Gozaba cada uno de mis logros como si fueran propios: cuando me casé, cuando me gradué de Abogada, cuando terminé mi maestría, cuando nacieron mis hijos y cuando terminé el doctorado. Él era tan generoso que asumía como suyas las metas conseguidas, y era el que más las celebraba. Y así era con todos: con el resto de sus hermanos, con mis papás, y con sus amigos y amigas. Fue el mejor tío que mis hijos hayan podido tener. Siempre estaba pendiente de ellos, los hacia reír, y los invitaba, con paciencia infinita, a su cuarto a oír música y jugar en el computador. Cuando nació Nicolás, se autoproclamó su padrino, y yo no hubiera podido hacer una mejor elección. Asumió su papel con un gran compromiso: estaba resuelto a hacer de Nicolás un hincha de Millonarios, y era el que más gozaba al saber que el deporte favorito de Nico era el fútbol, y que además era el goleador de su equipo. Ellos dos también formaron una relación de complicidad. Tanto es así, que ahora, con esta cara de infinita tristeza que se apoderó de mi a partir del 8 de agosto, Nicolás se me acerca, cierra los ojos y me dice: “ aquí te manda el Pollito este abrazo”, y me abraza apretadamente, reconfortándome como nada más logra hacerlo. Como en El Principito, sobran las explicaciones. Yo no le pregunto nada, y me limito a sentir, agradecida y con los ojos húmedos, sus brazos alrededor de mi cuello.

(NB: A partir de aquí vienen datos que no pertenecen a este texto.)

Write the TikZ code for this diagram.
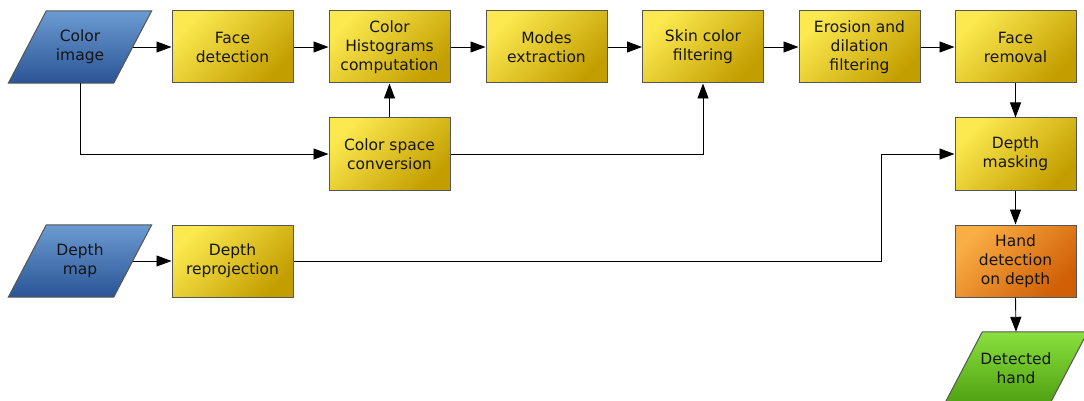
\documentclass[tikz,border=0pt]{standalone}
\usepackage{fontspec}
\setmainfont{DejaVu Sans}
\usetikzlibrary{arrows.meta,calc,backgrounds}
\definecolor{ylight}{HTML}{FBE94F}
\definecolor{ydark}{HTML}{C39E00}
\definecolor{blight}{HTML}{6C9BD2}
\definecolor{bdark}{HTML}{2A5495}
\definecolor{olight}{HTML}{F9AD45}
\definecolor{odark}{HTML}{D05F05}
\definecolor{glight}{HTML}{8AE03E}
\definecolor{gdark}{HTML}{4EA010}
\definecolor{boxedge}{HTML}{555555}
\definecolor{txt}{HTML}{151515}
\tikzset{
  lbl/.style={align=center, font=\fontsize{15.5}{19}\selectfont, text=txt, inner sep=0pt},
  proc/.style={lbl, draw=boxedge, line width=1pt, minimum width=121pt, minimum height=72pt,
    shading=axis, top color=ylight, bottom color=ydark, shading angle=45},
  handbox/.style={proc, top color=olight, bottom color=odark, shading angle=45},
  io/.style={lbl, minimum width=105pt, minimum height=72pt},
  parashape/.style={draw=boxedge, line width=1pt, shading=axis, shading angle=45},
  link/.style={draw=black, line width=0.9pt, -{Triangle[length=15pt,width=11pt]}},
}
\newcommand\drawpara[3]{%
  \begin{pgfonlayer}{background}
  \path[parashape, top color=#2, bottom color=#3]
    ($(#1.north west)+(19,0)$) -- ($(#1.north east)+(19,0)$) --
    ($(#1.south east)+(-19,0)$) -- ($(#1.south west)+(-19,0)$) -- cycle;
  \end{pgfonlayer}}
\begin{document}
\begin{tikzpicture}[x=1pt,y=-1pt]
\useasboundingbox (0,0) rectangle (1084,401);
\clip (0,0) rectangle (1084,401);
% input / output shapes
\node[io] (cimg) at (80,47) {Color\\image};
\drawpara{cimg}{blight}{bdark}
\node[io] (dmap) at (80,261) {Depth\\map};
\drawpara{dmap}{blight}{bdark}
\node[io] (dhand) at (1016,368) {Detected\\hand};
\drawpara{dhand}{glight}{gdark}
% process boxes
\node[proc] (face) at (232.5,47) {Face\\detection};
\node[proc] (hist) at (389.5,47) {Color\\Histograms\\computation};
\node[proc] (modes) at (546.5,47) {Modes\\extraction};
\node[proc] (skin) at (703,47) {Skin color\\filtering};
\node[proc] (erode) at (859.5,47) {Erosion and\\dilation\\filtering};
\node[proc] (frem) at (1015.5,47) {Face\\removal};
\node[proc] (csc) at (389.5,154) {Color space\\conversion};
\node[proc] (dmask) at (1015.5,154) {Depth\\masking};
\node[proc] (drep) at (232.5,261) {Depth\\reprojection};
\node[handbox] (hdet) at (1015.5,261) {Hand\\detection\\on depth};
% connectors
\draw[link] (cimg) -- (face);
\draw[link] (face) -- (hist);
\draw[link] (hist) -- (modes);
\draw[link] (modes) -- (skin);
\draw[link] (skin) -- (erode);
\draw[link] (erode) -- (frem);
\draw[link] (csc) -- (hist);
\draw[link] (cimg.south) |- (csc.west);
\draw[link] (csc.east) -| (skin.south);
\draw[link] (frem) -- (dmask);
\draw[link] (dmask) -- (hdet);
\draw[link] (hdet.south) -- (dhand.north);
\coordinate (bend) at (881.5,261);
\draw[link] (drep.east) -- (bend) |- (dmask.west);
\draw[link] (dmap) -- (drep);
\end{tikzpicture}
\end{document}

El Pollito vino al mundo con la misión, impuesta por él mismo, de hacernos felices. De eso no tengo duda. Porque con mis papas, y con cada uno de mis hermanos tuvo una relación especial. He narrado solo la MIA. Pero para cada miembro de la familia el Pollito era especial. Él era como un comodín, que se ajustaba a todo tipo de personalidades, asumiendo de las personas las cosas buenas, nunca las malas. Era el que más nos hacia reír: porque se burlaba de la vida y sobre todo de sí mismo de una manera digna de un cuento de humor de Ricardo Silva. Todos los defectos, suyos y de los demás, se transfiguraban en esos ataques contagiosos de risa.

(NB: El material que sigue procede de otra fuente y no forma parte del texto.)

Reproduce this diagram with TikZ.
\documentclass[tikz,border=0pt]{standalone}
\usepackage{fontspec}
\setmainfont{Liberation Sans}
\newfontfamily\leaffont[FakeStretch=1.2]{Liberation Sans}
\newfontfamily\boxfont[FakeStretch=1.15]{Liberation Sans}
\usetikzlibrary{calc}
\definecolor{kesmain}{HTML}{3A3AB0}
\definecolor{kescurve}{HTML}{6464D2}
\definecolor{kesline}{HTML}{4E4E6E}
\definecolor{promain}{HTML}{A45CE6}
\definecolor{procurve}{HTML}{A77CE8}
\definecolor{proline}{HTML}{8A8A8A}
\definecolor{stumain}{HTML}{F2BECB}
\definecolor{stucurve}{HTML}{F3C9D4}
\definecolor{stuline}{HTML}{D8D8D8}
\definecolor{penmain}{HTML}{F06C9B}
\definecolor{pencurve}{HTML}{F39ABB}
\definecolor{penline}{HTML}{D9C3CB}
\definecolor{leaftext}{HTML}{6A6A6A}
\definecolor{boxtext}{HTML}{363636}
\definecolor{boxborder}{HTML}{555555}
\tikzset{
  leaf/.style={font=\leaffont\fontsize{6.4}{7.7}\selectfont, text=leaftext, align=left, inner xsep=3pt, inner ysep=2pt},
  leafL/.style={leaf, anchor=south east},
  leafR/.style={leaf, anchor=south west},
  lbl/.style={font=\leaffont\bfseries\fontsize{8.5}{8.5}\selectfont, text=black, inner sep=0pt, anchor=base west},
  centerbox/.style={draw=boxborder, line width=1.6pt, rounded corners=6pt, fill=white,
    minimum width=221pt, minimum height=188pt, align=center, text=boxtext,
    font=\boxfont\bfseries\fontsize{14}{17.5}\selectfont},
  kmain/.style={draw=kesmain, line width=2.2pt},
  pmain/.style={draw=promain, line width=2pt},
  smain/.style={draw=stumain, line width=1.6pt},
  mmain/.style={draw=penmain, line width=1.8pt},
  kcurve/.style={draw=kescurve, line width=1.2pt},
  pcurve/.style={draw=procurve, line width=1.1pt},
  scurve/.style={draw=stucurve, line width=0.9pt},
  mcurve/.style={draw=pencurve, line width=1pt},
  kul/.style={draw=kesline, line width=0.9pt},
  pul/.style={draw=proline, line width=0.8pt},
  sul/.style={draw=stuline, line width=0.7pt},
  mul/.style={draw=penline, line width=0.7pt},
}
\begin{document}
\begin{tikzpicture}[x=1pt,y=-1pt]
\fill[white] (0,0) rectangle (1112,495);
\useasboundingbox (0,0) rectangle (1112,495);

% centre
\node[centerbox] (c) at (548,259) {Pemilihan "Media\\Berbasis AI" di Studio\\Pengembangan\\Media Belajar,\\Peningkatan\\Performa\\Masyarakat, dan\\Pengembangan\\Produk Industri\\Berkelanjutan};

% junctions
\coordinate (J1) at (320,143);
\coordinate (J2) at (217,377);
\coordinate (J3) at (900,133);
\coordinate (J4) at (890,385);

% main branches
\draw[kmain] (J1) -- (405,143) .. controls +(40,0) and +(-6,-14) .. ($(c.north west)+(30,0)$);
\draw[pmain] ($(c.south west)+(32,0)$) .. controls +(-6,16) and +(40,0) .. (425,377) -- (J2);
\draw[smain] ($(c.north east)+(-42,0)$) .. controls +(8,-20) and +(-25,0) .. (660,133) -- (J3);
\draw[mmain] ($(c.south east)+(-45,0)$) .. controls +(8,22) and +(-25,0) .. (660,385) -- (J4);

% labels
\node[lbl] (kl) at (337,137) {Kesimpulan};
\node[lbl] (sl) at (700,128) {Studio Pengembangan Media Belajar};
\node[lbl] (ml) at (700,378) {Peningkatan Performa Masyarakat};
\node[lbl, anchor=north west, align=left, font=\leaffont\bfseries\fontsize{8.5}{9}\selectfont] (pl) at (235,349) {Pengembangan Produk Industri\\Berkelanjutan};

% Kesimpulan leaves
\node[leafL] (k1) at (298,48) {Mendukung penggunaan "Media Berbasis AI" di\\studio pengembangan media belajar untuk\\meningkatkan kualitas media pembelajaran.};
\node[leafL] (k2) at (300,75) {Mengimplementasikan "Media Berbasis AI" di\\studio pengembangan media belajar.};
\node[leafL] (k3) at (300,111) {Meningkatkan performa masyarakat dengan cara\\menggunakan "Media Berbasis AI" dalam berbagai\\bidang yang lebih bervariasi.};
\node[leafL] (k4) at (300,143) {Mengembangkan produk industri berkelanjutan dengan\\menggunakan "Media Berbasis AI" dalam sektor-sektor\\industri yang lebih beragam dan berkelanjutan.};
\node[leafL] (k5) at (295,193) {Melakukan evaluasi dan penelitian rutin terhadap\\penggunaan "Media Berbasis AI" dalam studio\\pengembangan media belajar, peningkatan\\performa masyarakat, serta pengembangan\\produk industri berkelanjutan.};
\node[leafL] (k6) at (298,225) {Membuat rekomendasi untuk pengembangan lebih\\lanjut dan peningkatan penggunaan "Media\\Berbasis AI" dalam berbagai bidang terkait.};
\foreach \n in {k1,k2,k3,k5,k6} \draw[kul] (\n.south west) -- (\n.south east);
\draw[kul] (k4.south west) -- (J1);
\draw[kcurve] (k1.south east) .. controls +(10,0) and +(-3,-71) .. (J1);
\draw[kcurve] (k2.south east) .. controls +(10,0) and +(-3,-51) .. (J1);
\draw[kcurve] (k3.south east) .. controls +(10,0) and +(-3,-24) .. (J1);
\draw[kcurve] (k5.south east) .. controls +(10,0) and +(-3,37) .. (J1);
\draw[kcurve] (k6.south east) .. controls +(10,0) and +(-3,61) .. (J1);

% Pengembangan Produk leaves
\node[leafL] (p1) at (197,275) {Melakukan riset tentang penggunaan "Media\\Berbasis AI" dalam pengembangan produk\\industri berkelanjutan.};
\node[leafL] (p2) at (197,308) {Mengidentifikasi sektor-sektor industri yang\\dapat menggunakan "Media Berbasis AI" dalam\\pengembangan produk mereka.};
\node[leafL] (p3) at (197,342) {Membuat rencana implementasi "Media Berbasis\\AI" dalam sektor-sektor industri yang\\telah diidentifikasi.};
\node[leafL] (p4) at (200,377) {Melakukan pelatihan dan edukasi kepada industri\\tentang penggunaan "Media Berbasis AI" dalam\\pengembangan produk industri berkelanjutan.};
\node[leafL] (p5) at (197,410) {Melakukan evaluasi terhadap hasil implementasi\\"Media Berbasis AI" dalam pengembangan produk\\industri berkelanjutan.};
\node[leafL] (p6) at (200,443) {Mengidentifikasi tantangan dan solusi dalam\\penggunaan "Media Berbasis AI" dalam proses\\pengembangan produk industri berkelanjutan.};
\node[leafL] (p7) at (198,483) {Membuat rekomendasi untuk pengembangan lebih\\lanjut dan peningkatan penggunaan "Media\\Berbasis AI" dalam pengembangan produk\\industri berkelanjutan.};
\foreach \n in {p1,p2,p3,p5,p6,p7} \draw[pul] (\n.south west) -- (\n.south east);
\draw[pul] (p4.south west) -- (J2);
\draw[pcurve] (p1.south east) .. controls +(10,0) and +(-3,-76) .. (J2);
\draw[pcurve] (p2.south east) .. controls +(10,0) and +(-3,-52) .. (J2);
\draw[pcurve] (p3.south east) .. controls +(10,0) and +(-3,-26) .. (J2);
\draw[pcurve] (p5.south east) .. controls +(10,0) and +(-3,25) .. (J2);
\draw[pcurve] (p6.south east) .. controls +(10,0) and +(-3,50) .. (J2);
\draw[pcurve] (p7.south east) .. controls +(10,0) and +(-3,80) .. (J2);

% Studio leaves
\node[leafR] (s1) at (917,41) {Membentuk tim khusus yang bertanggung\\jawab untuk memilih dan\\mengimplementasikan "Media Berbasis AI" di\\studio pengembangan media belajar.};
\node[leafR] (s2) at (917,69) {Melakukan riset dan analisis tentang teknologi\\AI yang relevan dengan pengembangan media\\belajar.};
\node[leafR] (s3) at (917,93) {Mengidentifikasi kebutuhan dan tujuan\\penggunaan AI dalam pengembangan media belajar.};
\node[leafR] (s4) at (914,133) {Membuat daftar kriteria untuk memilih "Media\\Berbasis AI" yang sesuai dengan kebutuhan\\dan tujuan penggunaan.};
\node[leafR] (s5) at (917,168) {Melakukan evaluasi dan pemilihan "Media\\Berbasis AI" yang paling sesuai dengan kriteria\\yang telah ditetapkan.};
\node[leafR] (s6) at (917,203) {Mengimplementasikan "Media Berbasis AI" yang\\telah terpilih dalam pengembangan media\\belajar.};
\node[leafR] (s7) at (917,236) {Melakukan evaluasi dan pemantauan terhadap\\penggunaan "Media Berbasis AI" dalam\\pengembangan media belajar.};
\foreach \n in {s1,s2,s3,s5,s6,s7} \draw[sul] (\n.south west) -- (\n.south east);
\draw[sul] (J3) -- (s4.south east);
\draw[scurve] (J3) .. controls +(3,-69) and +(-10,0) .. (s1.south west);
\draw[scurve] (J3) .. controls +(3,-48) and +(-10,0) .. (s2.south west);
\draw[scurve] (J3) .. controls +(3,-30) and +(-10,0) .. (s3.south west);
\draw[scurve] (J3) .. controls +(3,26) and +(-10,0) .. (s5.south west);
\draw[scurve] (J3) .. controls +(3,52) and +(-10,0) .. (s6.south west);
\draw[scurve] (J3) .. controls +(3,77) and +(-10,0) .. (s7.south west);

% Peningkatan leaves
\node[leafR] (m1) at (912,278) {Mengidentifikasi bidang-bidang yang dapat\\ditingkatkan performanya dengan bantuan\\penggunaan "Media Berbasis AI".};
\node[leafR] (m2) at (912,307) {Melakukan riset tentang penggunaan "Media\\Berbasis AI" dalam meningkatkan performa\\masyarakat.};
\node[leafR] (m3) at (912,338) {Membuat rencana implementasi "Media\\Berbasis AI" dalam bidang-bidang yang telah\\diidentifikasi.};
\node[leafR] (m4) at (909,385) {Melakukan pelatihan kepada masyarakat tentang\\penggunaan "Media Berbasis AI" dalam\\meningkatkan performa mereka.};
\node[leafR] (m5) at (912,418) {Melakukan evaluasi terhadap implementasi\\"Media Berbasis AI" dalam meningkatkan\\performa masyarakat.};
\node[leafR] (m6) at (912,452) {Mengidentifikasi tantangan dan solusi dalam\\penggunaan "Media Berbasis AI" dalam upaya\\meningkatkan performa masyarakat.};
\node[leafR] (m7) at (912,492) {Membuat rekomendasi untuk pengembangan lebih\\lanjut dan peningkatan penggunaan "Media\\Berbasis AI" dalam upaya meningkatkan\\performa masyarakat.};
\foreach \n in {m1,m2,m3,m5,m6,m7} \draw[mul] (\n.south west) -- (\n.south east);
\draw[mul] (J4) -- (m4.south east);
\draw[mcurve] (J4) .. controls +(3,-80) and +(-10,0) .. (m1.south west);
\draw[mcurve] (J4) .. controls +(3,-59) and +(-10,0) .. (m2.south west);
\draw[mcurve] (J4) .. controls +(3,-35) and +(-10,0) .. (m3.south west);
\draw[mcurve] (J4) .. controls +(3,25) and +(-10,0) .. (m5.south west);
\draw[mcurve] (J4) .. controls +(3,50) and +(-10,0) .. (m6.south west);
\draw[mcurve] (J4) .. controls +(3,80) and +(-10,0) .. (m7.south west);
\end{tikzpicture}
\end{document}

Es difícil concebir nuestras vidas sin la de el Pollito. Pero de alguna manera, yo pienso que él nos dejó preparados: él fue parte esencial de la unión familiar que hoy nos ayuda a sostenernos en medio de esta pena; sus amigos, son hoy nuestros amigos. A mí me llama la atención acordarme de la insistencia del Pollo en que yo conociera a Ricardo Silva, y más tarde a Maria. Me hablaba de él todo el DÍA. Lo quería y lo admiraba tanto que quería compartir sus sentimientos con nosotros. Su amistad con él era tan valiosa, que por su misma generosidad no podía guardársela para sí solo. Cuando le publicaron el primer libro de cuentos a Ricardo, estaba tan feliz como si fuera un logro suyo. Me mandí el libro apenas salió, lo comentamos y nos reímos juntos de las ocurrencias de Ricardo. Y luego, con Maria, fue lo mismo.
El Pollo se fue, pero su voz no se apagara nunca. Porque ya nos adueñamos de sus dichos. Porque oigo su silbido, grabado para siempre en mi mente. Porque oigo su risa, oigo su saludo: “quiay, mi Nanita”, oigo su despedida: “aaaaaaadios”. Oigo que nos dice que estemos tranquilos. Eso es algo que también me ha dicho Nicolás estos días: “El Pollito quiere que estemos tranquilos, que él está feliz”. Y es verdad. Tiene que ser verdad. Porque eso es lo que el se merecía. Y si nos concentramos en la certeza de que el esta en un lugar mejor, será más llevadero este dolor que estamos sintiendo.